William the Conqueror's great legacy has to be the Domesday Book, an amazingly detailed inventory of England, which was commissioned in December 1085 and completed in 1086.
Desperate for money to fund his continental wars and to defend England against foreign aggressors, William the Conqueror needed to know what taxes he could extract from his realm. So everything of value in William's kingdom was counted: heads, land, forest, livestock and tools.
The book lists where people lived, who owed allegiance to whom, how much income was generated by trade or craft or farming. The royal officers were so thorough in their enquiries that there was no single hide nor a yard of land, nor indeed one ox nor one cow nor one pig which was left out.
It is our good fortune that the book has survived the ravages of time and allows us a glimpse into a world that is sometimes as alien to us as the moon. History books frequently only speak of the deeds of kings, but thanks to this remarkable survey, we can envision everyday life in Norman England and people's occupations, trades and beliefs.

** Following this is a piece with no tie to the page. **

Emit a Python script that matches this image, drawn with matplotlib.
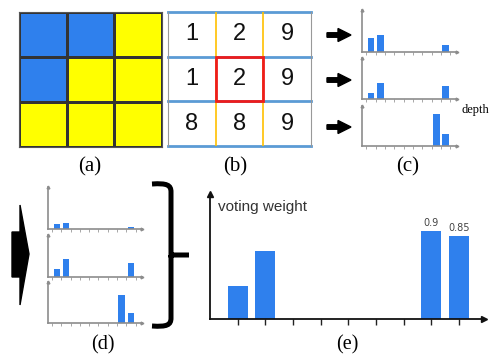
import numpy as np
import matplotlib
matplotlib.use("Agg")
import matplotlib.pyplot as plt
from matplotlib.colors import ListedColormap
from matplotlib.patches import Rectangle, Polygon, FancyArrow, PathPatch
from matplotlib.path import Path

# colour map of the 3x3 patch (1 = blue, 0 = yellow)
patch_cls = [[1, 1, 0],
             [1, 0, 0],
             [0, 0, 0]]
# depth values of the same patch
patch_depth = [[1, 2, 9],
               [1, 2, 9],
               [8, 8, 9]]

# per-row depth histograms (bin index 1..9)
bins = np.arange(1, 10)
hist_c = [[0.33, 0.40, 0, 0, 0, 0, 0, 0, 0.17],
          [0.14, 0.40, 0, 0, 0, 0, 0, 0, 0.31],
          [0, 0, 0, 0, 0, 0, 0, 0.81, 0.31]]
# weighted histograms
hist_d = [[0.12, 0.14, 0, 0, 0, 0, 0, 0, 0.05],
          [0.19, 0.43, 0, 0, 0, 0, 0, 0, 0.33],
          [0, 0, 0, 0, 0, 0, 0, 0.69, 0.24]]
# summed voting weight
vote = [0.34, 0.70, 0, 0, 0, 0, 0, 0.9, 0.85]
vote_labels = {8: "0.9", 9: "0.85"}

BLUE = "#2f80ed"
YELLOW = "#ffff00"
W, H = 494, 357

fig = plt.figure(figsize=(W / 100, H / 100), dpi=100)


def box(x0, y0, x1, y1):
    return [x0 / W, 1 - y1 / H, (x1 - x0) / W, (y1 - y0) / H]


def axis_arrows(ax, color, size, lw):
    for s in ["top", "right"]:
        ax.spines[s].set_visible(False)
    for s in ["left", "bottom"]:
        ax.spines[s].set_color(color)
        ax.spines[s].set_linewidth(lw)
    ax.plot(1, 0, ">", color=color, ms=size, transform=ax.get_yaxis_transform(), clip_on=False)
    ax.plot(0, 1, "^", color=color, ms=size, transform=ax.get_xaxis_transform(), clip_on=False)


# (a) colour grid
ax = fig.add_axes(box(19, 12, 162, 147))
ax.pcolormesh(np.array(patch_cls), cmap=ListedColormap([YELLOW, BLUE]),
              edgecolors="#333333", linewidth=0.8)
ax.set_xlim(0, 3)
ax.set_ylim(3, 0)
ax.set_xticks([])
ax.set_yticks([])
for s in ax.spines.values():
    s.set_color("#555555")
    s.set_linewidth(0.8)

# (b) depth grid
ax = fig.add_axes(box(168, 12, 311, 146))
ax.set_xlim(0, 3)
ax.set_ylim(3, 0)
ax.set_xticks([])
ax.set_yticks([])
for s in ["top", "bottom"]:
    ax.spines[s].set_visible(False)
for s in ["left", "right"]:
    ax.spines[s].set_color("#999999")
for y in range(4):
    ax.axhline(y, color="#5b9bd5", lw=2, clip_on=False)
for x in [1, 2]:
    ax.axvline(x, color="#ffc000", lw=1.2)
for i, row in enumerate(patch_depth):
    for j, v in enumerate(row):
        ax.text(j + 0.5, i + 0.5, str(v), ha="center", va="center", fontsize=17,
                family="Liberation Sans", color="#111111")
ax.add_patch(Rectangle((1, 1), 1, 1, fill=False, edgecolor="#ee1c1c", lw=2, zorder=5))

# (c) and (d) small histograms
small_c = [(10, 52), (58, 99), (106, 146)]
small_d = [(187, 229), (235, 277), (282, 323)]
for rows, data, (x0, x1) in [(small_c, hist_c, (362, 457)), (small_d, hist_d, (48, 142))]:
    for (y0, y1), h in zip(rows, data):
        ax = fig.add_axes(box(x0, y0, x1, y1))
        ax.bar(bins, h, width=0.7, color=BLUE)
        ax.set_xlim(0.05, 10.2)
        ax.set_ylim(0, 1)
        ax.set_xticks(np.arange(0.5, 10, 1))
        ax.set_yticks([])
        ax.tick_params(axis="x", length=2, width=0.6, color="#999999", labelbottom=False)
        axis_arrows(ax, "#8c8c8c", 2, 1.2)

# (e) voting weight
ax = fig.add_axes(box(210, 194, 484, 319))
ax.bar(bins, vote, width=0.72, color=BLUE)
for k, lab in vote_labels.items():
    ax.text(k, vote[k - 1] + 0.03, lab, ha="center", va="bottom", fontsize=7, color="#444444")
ax.set_xlim(0, 9.9)
ax.set_ylim(0, 1.28)
ax.set_xticks(bins)
ax.set_yticks([])
ax.tick_params(axis="x", length=4, width=1, color="#222222", labelbottom=False)
axis_arrows(ax, "#111111", 5, 1.3)
ax.text(0.03, 0.9, "voting weight", transform=ax.transAxes, fontsize=11,
        color="#333333", va="center", family="Liberation Sans")

# overlay in pixel coordinates for arrows, brace and captions
ov = fig.add_axes([0, 0, 1, 1], zorder=-1)
ov.set_xlim(0, W)
ov.set_ylim(H, 0)
ov.axis("off")

for y in [35, 80, 127]:
    ov.add_patch(FancyArrow(327, y, 24, 0, width=4.5, head_width=13, head_length=13,
                            length_includes_head=True, color="black"))

ov.add_patch(Polygon([(12, 232), (20, 232), (20, 205), (29, 254), (20, 305), (20, 277), (12, 277)],
                     closed=True, color="black"))

verts = [(152, 184), (167, 183), (171, 185), (171, 192),
         (171, 250), (171, 253), (171, 255),
         (189, 255), (171, 255),
         (171, 257), (171, 260), (171, 318),
         (171, 325), (167, 327), (152, 326)]
codes = [Path.MOVETO, Path.CURVE4, Path.CURVE4, Path.CURVE4,
         Path.LINETO, Path.LINETO, Path.LINETO,
         Path.LINETO, Path.MOVETO,
         Path.LINETO, Path.LINETO, Path.LINETO,
         Path.CURVE4, Path.CURVE4, Path.CURVE4]
ov.add_patch(PathPatch(Path(verts, codes), fill=False, lw=3.6, color="black", capstyle="butt"))

for x, y, s in [(90, 167, "(a)"), (235, 167, "(b)"), (408, 167, "(c)")]:
    ov.text(x, y, s, ha="center", va="center", fontsize=15, family="Liberation Serif")
for x, s in [(103, "(d)"), (347, "(e)")]:
    ov.text(x, 345, s, ha="center", va="center", fontsize=14.5, family="Liberation Serif")
ov.text(461, 110, "depth", ha="left", va="center", fontsize=9, family="Liberation Serif")

fig.savefig("out.png", dpi=100)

When I first came across this complete translation of the Domesday Book, I was really amazed.
Putting almost 1000-year-old data into a form and language that makes sense to us today is a real feat. It's fun to read, too. There are many towns in England claiming that they were mentioned in the book, and now it is very easy to check out their claims.
For me as a writer of historical fiction, it's even more fun. The book has so much detail... down to the names of the individuals holding land or owning lifestock, it really brings the period to life. So if you're curious to find out what life in Norman England was really like... why not read the Domesday Book?